**The problem**: Begin at the line containing "Write a LaTeX" and stop at the line containing "width=0.9pt] (R0) -- (R1);"; copy those lines exactly, ends included, and nothing else.
((
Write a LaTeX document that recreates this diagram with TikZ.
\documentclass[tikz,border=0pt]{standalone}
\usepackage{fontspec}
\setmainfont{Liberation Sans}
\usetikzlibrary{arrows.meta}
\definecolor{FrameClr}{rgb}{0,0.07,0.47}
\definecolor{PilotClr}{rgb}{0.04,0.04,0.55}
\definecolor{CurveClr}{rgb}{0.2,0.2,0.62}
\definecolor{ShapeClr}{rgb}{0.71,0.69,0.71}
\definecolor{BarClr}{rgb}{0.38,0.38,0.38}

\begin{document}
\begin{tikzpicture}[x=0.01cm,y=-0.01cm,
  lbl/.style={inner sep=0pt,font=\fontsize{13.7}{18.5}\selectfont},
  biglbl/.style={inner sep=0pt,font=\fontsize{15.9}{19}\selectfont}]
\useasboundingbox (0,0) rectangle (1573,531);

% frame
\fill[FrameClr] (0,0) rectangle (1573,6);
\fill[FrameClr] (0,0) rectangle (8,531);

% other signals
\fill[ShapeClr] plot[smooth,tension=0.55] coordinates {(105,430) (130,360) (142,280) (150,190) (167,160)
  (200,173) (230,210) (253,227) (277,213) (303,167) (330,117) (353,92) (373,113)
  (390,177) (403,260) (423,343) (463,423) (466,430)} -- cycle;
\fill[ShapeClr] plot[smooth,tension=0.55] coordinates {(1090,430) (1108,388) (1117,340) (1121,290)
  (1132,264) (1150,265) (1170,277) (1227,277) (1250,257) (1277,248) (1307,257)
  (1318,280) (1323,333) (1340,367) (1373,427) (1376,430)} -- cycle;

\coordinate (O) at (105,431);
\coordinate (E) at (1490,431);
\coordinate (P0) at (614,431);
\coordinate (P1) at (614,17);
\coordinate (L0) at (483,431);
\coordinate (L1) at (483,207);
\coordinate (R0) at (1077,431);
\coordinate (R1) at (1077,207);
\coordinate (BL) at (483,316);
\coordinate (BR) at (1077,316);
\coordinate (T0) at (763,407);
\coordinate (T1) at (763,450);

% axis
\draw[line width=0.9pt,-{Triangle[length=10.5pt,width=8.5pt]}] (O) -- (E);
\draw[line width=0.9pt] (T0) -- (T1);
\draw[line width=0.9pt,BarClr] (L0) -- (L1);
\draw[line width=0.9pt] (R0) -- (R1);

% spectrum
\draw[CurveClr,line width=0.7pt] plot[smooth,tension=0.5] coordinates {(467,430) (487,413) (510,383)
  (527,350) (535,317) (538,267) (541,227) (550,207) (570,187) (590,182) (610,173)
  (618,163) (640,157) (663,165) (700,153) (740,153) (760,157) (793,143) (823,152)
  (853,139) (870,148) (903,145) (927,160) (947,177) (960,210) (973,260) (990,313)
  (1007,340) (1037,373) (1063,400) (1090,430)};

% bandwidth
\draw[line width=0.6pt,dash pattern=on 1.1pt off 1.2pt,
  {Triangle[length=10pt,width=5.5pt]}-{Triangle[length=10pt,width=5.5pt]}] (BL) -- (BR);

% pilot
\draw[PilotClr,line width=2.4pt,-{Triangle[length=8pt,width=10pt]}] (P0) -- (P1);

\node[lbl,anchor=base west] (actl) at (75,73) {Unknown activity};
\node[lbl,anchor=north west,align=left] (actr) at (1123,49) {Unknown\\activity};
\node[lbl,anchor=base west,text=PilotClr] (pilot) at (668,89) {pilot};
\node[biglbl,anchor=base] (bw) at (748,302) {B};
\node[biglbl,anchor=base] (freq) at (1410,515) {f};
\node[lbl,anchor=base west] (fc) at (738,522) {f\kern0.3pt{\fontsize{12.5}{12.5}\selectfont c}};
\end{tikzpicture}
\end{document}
))
((
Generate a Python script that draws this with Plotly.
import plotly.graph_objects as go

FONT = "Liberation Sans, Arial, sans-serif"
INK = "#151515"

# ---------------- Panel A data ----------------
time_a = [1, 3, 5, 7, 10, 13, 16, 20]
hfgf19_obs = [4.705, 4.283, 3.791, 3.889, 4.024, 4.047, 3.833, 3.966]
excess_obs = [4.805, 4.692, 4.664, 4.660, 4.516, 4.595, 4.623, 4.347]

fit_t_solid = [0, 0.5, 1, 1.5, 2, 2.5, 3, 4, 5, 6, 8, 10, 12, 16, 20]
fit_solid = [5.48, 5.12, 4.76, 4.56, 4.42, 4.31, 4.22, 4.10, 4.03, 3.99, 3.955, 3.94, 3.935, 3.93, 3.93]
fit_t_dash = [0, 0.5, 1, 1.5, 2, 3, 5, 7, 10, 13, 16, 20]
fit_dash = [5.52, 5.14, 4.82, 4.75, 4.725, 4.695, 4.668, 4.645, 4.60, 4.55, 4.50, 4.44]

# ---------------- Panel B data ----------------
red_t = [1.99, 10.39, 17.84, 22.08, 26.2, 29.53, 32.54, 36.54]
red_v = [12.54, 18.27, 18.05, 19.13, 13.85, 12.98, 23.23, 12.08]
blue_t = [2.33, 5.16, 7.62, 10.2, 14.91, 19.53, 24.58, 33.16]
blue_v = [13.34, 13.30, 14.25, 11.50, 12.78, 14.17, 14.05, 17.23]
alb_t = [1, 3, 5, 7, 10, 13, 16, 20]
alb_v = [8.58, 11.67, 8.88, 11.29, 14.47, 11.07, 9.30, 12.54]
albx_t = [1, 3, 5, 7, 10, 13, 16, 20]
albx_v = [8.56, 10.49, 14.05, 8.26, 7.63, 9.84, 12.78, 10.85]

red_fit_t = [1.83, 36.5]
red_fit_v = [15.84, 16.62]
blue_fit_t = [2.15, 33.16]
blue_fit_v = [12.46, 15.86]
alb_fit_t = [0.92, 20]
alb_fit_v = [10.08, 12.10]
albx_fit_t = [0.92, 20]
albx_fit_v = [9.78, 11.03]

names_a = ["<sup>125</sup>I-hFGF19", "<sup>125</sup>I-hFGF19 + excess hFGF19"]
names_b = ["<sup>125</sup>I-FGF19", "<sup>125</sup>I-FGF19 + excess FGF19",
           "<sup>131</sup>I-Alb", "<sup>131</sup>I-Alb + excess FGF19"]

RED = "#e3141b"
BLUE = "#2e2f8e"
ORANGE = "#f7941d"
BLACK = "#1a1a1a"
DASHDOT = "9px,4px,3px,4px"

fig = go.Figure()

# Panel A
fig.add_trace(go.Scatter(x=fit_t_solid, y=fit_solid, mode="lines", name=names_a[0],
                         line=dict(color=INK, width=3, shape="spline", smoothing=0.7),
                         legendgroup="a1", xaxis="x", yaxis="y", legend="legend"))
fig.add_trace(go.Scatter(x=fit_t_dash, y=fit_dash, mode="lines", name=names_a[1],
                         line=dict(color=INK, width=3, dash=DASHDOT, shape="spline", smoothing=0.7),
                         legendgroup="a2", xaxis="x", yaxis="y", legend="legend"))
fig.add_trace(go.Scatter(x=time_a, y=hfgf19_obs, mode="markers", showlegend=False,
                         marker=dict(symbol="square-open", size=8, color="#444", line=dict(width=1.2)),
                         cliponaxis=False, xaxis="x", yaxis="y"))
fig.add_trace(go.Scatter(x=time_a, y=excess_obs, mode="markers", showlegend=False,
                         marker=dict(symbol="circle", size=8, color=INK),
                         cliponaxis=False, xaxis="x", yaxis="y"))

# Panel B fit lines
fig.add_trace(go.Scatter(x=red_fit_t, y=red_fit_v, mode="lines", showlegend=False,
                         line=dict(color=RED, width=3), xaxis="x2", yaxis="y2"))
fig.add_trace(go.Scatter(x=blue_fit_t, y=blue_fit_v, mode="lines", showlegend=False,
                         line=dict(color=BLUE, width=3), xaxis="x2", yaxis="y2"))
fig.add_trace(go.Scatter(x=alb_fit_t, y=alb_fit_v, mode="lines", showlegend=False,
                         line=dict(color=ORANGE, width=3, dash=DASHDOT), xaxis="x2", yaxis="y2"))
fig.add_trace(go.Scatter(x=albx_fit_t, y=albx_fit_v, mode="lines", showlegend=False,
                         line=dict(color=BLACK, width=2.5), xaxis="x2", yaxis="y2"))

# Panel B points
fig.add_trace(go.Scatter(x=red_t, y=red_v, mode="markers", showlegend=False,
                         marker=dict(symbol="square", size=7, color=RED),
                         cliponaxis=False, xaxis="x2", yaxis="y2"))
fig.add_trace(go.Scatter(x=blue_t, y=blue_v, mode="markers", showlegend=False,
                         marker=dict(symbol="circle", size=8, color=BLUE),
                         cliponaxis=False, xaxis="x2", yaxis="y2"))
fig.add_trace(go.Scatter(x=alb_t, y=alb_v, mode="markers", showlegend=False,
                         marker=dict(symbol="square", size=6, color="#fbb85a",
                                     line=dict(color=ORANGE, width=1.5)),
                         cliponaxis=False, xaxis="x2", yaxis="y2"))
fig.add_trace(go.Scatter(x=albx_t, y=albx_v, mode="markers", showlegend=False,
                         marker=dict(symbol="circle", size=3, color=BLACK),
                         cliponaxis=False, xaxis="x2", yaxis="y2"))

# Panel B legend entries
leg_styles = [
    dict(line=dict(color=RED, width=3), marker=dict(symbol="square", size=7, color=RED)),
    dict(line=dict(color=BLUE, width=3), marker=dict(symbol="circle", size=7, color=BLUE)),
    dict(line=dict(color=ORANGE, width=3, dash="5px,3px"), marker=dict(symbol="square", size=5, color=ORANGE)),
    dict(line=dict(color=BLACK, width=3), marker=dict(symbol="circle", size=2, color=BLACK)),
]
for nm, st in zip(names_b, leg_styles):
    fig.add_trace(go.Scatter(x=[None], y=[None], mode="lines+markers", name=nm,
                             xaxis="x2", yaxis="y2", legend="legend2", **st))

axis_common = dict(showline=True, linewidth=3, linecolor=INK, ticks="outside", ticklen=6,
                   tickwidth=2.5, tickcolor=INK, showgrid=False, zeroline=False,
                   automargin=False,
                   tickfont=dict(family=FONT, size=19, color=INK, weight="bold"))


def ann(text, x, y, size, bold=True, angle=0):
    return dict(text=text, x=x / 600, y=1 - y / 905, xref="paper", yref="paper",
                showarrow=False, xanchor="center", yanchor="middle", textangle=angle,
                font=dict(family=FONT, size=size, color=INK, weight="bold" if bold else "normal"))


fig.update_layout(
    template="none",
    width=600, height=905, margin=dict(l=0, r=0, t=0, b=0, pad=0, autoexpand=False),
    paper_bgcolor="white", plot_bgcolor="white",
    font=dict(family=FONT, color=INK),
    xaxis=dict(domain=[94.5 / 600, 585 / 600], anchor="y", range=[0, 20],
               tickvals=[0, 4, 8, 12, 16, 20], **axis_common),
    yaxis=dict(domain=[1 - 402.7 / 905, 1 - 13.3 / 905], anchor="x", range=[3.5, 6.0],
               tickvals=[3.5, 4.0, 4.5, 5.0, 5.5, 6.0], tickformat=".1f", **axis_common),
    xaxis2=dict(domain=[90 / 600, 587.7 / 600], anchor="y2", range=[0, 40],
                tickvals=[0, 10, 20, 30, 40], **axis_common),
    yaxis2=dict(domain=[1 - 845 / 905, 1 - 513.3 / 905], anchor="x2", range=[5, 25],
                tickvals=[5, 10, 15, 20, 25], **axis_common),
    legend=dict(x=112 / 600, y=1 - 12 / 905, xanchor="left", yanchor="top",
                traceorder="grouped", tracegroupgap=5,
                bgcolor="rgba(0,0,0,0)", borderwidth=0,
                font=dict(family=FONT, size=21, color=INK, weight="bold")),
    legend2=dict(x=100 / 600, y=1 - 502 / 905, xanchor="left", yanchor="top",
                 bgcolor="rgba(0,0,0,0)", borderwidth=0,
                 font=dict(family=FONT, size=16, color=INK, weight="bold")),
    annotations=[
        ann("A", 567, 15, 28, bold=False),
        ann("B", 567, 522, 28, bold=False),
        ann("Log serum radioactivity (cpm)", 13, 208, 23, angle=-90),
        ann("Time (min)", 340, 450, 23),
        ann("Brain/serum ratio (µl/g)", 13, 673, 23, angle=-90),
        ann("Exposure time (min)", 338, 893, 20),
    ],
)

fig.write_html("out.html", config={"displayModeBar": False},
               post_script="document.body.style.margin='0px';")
))
**Complete answer**:
Write a LaTeX document that recreates this diagram with TikZ.
\documentclass[tikz,border=0pt]{standalone}
\usepackage{fontspec}
\setmainfont{Liberation Sans}
\usetikzlibrary{arrows.meta}
\definecolor{FrameClr}{rgb}{0,0.07,0.47}
\definecolor{PilotClr}{rgb}{0.04,0.04,0.55}
\definecolor{CurveClr}{rgb}{0.2,0.2,0.62}
\definecolor{ShapeClr}{rgb}{0.71,0.69,0.71}
\definecolor{BarClr}{rgb}{0.38,0.38,0.38}

\begin{document}
\begin{tikzpicture}[x=0.01cm,y=-0.01cm,
  lbl/.style={inner sep=0pt,font=\fontsize{13.7}{18.5}\selectfont},
  biglbl/.style={inner sep=0pt,font=\fontsize{15.9}{19}\selectfont}]
\useasboundingbox (0,0) rectangle (1573,531);

% frame
\fill[FrameClr] (0,0) rectangle (1573,6);
\fill[FrameClr] (0,0) rectangle (8,531);

% other signals
\fill[ShapeClr] plot[smooth,tension=0.55] coordinates {(105,430) (130,360) (142,280) (150,190) (167,160)
  (200,173) (230,210) (253,227) (277,213) (303,167) (330,117) (353,92) (373,113)
  (390,177) (403,260) (423,343) (463,423) (466,430)} -- cycle;
\fill[ShapeClr] plot[smooth,tension=0.55] coordinates {(1090,430) (1108,388) (1117,340) (1121,290)
  (1132,264) (1150,265) (1170,277) (1227,277) (1250,257) (1277,248) (1307,257)
  (1318,280) (1323,333) (1340,367) (1373,427) (1376,430)} -- cycle;

\coordinate (O) at (105,431);
\coordinate (E) at (1490,431);
\coordinate (P0) at (614,431);
\coordinate (P1) at (614,17);
\coordinate (L0) at (483,431);
\coordinate (L1) at (483,207);
\coordinate (R0) at (1077,431);
\coordinate (R1) at (1077,207);
\coordinate (BL) at (483,316);
\coordinate (BR) at (1077,316);
\coordinate (T0) at (763,407);
\coordinate (T1) at (763,450);

% axis
\draw[line width=0.9pt,-{Triangle[length=10.5pt,width=8.5pt]}] (O) -- (E);
\draw[line width=0.9pt] (T0) -- (T1);
\draw[line width=0.9pt,BarClr] (L0) -- (L1);
\draw[line width=0.9pt] (R0) -- (R1);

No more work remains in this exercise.